Virginia Tech: April 2017 college happenings

Three days of remembrance for higher ed administrators, faculty, staff & families
By: | Issue: April, 2017
March 20, 2017

A link to Virginia Tech’s We Remember website, created immediately after the tragedy, holds a prominent place at the top right of the university’s home page.

Each spring, updated commemoration event information gets posted to the site,—with all previous content remaining accessible and the victims’ photos and biographies easy to find.

“Nothing has ever been taken down,” says Mark Owczarski, assistant vice president for news and information at the university. “It’s there as public record.”

This year’s events will be similar to those held in each of the past 10 years—although because April 16 is Easter Sunday, formal activities will be spread over three days. “It’s essentially who we are,” says Owczarski of the tragedy.

“There’s no shaking it, so we embrace it.

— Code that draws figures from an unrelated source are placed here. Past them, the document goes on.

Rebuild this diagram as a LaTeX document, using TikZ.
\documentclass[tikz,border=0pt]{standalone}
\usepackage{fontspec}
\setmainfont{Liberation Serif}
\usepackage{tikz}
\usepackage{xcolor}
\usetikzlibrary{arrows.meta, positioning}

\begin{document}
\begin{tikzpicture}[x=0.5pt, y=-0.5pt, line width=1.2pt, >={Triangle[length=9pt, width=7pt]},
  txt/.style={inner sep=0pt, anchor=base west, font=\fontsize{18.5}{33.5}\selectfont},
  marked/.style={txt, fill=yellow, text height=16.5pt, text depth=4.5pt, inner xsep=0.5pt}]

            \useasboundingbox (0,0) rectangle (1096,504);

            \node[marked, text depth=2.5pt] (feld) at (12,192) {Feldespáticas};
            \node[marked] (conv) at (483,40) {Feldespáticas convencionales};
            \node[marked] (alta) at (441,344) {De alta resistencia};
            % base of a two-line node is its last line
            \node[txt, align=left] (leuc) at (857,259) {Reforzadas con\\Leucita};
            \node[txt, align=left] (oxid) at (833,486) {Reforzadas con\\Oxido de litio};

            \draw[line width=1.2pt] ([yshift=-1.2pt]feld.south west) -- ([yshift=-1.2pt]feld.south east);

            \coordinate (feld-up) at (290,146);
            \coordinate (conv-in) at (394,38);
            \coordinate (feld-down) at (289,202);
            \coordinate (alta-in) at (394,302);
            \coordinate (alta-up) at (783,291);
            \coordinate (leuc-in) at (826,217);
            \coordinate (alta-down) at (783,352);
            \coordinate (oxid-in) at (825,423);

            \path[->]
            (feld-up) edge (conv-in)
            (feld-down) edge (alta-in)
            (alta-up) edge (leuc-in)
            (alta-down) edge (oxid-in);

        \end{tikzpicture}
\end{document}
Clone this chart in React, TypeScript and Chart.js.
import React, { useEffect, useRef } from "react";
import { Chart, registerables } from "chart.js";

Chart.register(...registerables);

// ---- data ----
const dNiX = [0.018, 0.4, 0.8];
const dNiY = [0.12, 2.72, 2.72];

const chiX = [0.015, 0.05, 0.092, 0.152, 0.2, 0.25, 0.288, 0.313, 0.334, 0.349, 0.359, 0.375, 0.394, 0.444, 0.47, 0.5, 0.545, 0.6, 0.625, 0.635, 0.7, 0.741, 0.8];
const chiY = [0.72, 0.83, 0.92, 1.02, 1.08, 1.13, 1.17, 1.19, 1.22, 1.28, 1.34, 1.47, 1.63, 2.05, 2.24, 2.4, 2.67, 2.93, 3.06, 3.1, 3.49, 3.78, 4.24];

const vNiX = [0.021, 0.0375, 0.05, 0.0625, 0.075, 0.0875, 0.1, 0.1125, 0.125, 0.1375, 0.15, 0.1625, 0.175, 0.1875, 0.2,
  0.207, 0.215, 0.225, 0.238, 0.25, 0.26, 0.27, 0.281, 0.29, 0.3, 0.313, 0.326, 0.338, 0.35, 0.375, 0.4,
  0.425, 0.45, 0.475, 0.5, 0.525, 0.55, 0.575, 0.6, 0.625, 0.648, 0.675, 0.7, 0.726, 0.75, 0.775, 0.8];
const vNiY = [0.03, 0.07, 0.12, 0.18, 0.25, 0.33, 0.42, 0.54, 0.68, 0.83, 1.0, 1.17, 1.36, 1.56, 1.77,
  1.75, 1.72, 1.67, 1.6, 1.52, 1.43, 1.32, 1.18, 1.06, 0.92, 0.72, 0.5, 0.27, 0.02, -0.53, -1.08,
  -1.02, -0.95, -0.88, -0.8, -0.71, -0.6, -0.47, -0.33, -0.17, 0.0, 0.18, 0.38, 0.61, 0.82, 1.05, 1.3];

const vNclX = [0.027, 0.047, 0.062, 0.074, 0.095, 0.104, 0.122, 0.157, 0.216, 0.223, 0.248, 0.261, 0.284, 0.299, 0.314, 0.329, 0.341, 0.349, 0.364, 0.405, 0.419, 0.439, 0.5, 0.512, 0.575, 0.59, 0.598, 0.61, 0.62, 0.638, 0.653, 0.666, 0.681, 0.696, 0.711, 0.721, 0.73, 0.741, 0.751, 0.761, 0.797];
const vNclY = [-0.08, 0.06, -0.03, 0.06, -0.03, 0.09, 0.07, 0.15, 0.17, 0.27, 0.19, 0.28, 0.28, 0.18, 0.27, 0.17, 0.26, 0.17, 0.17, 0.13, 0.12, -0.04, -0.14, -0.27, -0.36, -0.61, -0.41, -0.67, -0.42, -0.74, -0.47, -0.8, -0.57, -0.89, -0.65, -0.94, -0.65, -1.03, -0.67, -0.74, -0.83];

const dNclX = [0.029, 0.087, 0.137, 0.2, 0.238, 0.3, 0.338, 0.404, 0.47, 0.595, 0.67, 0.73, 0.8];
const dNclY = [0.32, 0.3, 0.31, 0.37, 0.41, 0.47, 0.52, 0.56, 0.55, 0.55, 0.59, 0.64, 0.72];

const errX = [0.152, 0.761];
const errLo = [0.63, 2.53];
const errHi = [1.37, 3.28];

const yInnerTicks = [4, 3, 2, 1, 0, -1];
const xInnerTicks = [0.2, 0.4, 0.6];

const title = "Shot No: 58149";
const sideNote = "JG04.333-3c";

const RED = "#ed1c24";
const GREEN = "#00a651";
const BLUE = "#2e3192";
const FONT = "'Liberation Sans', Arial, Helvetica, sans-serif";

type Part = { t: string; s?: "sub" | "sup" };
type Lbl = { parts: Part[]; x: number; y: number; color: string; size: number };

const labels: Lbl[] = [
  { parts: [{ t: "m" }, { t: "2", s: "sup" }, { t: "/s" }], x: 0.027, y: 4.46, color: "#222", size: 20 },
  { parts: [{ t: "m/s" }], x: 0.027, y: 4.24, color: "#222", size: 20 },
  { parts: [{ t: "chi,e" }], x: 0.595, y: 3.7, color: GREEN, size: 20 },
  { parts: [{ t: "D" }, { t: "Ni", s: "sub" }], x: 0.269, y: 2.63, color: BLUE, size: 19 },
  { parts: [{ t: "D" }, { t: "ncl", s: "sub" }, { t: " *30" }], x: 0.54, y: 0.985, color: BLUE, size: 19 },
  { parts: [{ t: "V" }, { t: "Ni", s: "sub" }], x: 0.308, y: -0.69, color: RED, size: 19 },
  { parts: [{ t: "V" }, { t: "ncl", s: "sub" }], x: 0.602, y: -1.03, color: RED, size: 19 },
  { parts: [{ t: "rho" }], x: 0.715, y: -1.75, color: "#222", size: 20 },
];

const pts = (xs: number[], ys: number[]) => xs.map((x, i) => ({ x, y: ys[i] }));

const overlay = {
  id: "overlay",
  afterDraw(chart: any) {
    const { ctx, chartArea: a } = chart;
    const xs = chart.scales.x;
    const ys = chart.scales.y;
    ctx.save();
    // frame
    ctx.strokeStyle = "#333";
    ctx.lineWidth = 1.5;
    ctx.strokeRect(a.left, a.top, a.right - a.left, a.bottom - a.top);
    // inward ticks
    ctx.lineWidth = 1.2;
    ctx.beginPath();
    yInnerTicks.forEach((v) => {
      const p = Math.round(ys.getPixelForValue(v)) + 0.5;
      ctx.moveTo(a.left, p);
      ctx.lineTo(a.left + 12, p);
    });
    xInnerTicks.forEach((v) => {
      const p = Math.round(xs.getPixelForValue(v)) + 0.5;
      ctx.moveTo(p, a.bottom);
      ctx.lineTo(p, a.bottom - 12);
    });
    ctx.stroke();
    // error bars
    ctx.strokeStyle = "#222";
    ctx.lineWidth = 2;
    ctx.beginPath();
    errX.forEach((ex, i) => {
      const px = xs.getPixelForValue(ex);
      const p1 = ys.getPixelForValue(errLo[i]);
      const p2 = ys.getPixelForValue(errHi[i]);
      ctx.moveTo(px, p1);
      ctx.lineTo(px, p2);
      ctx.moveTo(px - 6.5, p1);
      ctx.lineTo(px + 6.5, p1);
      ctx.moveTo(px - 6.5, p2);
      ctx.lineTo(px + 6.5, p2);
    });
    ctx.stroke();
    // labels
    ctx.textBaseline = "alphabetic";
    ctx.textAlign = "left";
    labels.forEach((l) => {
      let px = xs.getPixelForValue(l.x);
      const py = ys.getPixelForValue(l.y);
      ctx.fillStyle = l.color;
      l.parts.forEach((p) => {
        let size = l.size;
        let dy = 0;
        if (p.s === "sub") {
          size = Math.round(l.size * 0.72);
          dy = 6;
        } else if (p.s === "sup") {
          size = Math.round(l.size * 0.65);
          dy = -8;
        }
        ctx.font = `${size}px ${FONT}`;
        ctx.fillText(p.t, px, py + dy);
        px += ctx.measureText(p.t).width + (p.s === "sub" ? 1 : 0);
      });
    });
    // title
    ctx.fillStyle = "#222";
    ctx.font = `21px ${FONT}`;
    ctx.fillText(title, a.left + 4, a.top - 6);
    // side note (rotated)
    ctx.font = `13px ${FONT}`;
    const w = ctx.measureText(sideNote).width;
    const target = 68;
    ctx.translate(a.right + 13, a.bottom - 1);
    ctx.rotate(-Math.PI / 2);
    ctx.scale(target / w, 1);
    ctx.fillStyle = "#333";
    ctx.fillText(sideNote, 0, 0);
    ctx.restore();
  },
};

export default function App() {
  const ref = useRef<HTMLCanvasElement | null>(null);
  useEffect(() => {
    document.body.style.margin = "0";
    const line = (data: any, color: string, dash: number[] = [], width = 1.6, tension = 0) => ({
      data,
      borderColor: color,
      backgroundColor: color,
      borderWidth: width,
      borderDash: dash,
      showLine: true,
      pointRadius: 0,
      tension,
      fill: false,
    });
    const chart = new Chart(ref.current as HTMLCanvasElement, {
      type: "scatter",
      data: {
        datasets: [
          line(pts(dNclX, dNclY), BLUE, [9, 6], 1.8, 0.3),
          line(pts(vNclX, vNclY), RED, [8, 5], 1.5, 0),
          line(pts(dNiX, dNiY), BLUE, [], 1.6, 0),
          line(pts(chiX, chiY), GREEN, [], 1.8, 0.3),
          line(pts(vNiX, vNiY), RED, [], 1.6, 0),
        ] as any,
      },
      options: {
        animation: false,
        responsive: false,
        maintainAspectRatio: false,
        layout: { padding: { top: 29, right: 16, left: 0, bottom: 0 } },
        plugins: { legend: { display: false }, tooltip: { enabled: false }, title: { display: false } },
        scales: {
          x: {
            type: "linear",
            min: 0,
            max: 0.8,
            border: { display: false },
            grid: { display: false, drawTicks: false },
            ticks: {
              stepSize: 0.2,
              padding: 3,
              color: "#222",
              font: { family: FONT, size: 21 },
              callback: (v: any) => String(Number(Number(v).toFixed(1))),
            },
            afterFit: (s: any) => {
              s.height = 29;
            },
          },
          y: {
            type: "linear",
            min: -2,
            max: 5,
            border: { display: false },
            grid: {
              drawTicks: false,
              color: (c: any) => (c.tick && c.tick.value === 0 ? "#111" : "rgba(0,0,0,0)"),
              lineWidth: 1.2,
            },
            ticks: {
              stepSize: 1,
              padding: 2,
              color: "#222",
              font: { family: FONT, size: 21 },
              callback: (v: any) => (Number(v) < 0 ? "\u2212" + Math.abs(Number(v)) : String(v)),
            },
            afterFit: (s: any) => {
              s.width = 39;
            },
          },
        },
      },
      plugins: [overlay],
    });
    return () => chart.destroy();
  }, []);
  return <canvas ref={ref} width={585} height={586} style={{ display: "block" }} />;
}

It’s sort of like if you fall as a child and have a scar on your forehead—it becomes who you are.”

On Friday, April 14, a “Performance in Remembrance” will feature the student wind ensemble, choirs and dance troupe, among other performing arts groups.

Saturday events include the 3.2 Mile Run in Remembrance (named such in memory of the victims), a community picnic and First Responder Appreciation Day at the baseball stadium.

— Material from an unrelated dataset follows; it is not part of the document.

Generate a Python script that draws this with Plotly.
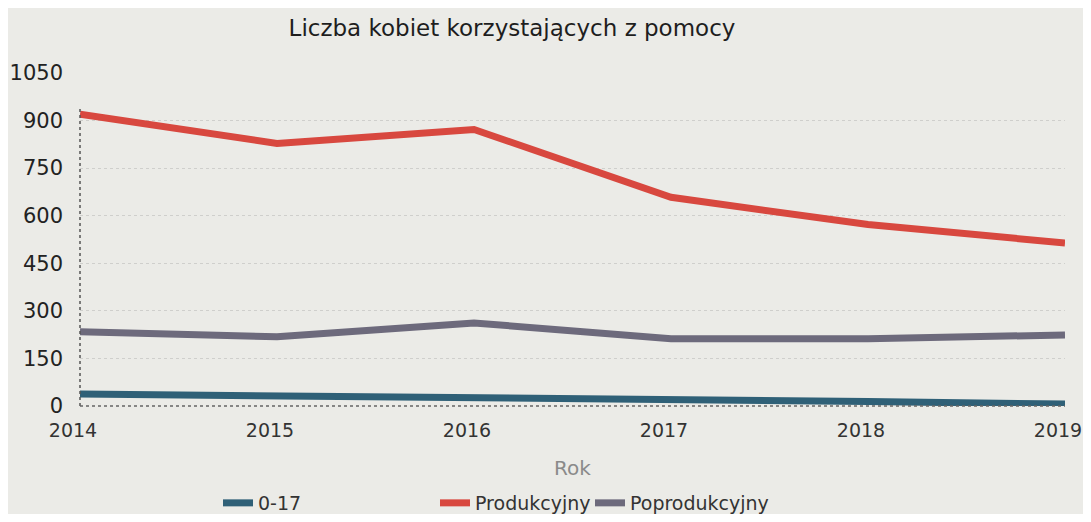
import plotly.graph_objects as go

years = [2014, 2015, 2016, 2017, 2018, 2019]
year_labels = ["2014", "2015", "2016", "2017", "2018", "2019"]
kids_0_17 = [38, 33, 27, 18, 14, 6]
produkcyjny = [920, 828, 872, 658, 572, 514]
poprodukcyjny = [234, 218, 262, 212, 212, 224]
y_ticks = [0, 150, 300, 450, 600, 750, 900, 1050]

font = "DejaVu Sans"
OFF = 8  # page body margin offset
W, H = 1091 - OFF, 522 - 2 * OFF
L, T = 80 - OFF, 73 - OFF
R = W - (1065 - OFF)
B = H - (406 - OFF)
PW, PH = W - L - R, H - T - B

def px_x(x):  # screen px -> paper
    return (x - OFF - L) / PW

def px_y(y):
    return (H - B - (y - OFF)) / PH

fig = go.Figure()
series = [
    ("0-17", kids_0_17, "#2f6077", "legend", 218),
    ("Produkcyjny", produkcyjny, "#d8483f", "legend2", 435),
    ("Poprodukcyjny", poprodukcyjny, "#6d6a7c", "legend3", 590),
]
legends = {}
for name, vals, col, leg, lx in series:
    fig.add_trace(go.Scatter(x=years, y=vals, name=name, mode="lines",
                             line=dict(color=col, width=7), legend=leg))
    legends[leg] = dict(orientation="h", x=px_x(lx), xanchor="left", y=px_y(503),
                        yanchor="middle", font=dict(family=font, size=19, color="#333"),
                        itemwidth=30, bgcolor="rgba(0,0,0,0)")

fig.update_layout(
    width=W, height=H,
    paper_bgcolor="#ebebe7", plot_bgcolor="#ebebe7",
    margin=dict(l=L, r=R, t=T, b=B, autoexpand=False),
    title=dict(text="Liczba kobiet korzystających z pomocy", x=(512 - OFF) / W,
               xanchor="center", xref="container",
               y=1 - (28 - OFF) / H, yanchor="middle",
               font=dict(family=font, size=23, color="#1e1e1e")),
    font=dict(family=font, color="#2a2a2a"),
    showlegend=True,
    xaxis=dict(range=[2014, 2019], tickvals=years, ticktext=year_labels,
               showgrid=False, zeroline=False, showline=False, ticks="",
               ticklabeloverflow="allow", ticklabelshift=-7,
               tickfont=dict(family=font, size=19, color="#333"), ticklabelstandoff=11),
    yaxis=dict(range=[0, 1050], tickvals=y_ticks, showgrid=True, gridcolor="#cfcfcc",
               griddash="dot", gridwidth=1, zeroline=False, showline=False, ticks="",
               tickfont=dict(family=font, size=21, color="#222"), ticklabelstandoff=16),
    **legends,
)
fig.add_annotation(text="Rok", xref="paper", yref="paper", x=px_x(572), y=px_y(468),
                   xanchor="center", yanchor="middle", showarrow=False,
                   font=dict(family=font, size=20, color="#8a8a8a"))
fig.add_shape(type="line", xref="paper", yref="paper", x0=0, x1=0, y0=0, y1=0.9,
              line=dict(color="#555", width=1.5, dash="dot"))
fig.add_shape(type="line", xref="paper", yref="paper", x0=0, x1=1, y0=0, y1=0,
              line=dict(color="#666", width=1.5, dash="dot"))
fig.write_html("out.html")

At the stroke of midnight, the ceremonial candle will be lit. Then, at 9:43 a.m., a wreath-laying and moment of silence will take place, followed by a mid-day universitywide commemoration event on the Drillfield at the April 16 Memorial and, later, a candlelight vigil.

The overall focus is on resiliency—and on doing what’s right for the families of victims, Owczarski says. “Family members do come back, but they come back in private. Many events are private that we’ll never promote.”

Owczarski, who has been with the university for 17 years, says of the 2017 milestone: “Ten years matters; it’s a big deal. A lot of people are going to find a way to be in Blacksburg on that day—even with it being Easter Sunday, which is perhaps serendipitous, perhaps not. Our families continue to carry a very heavy cross.”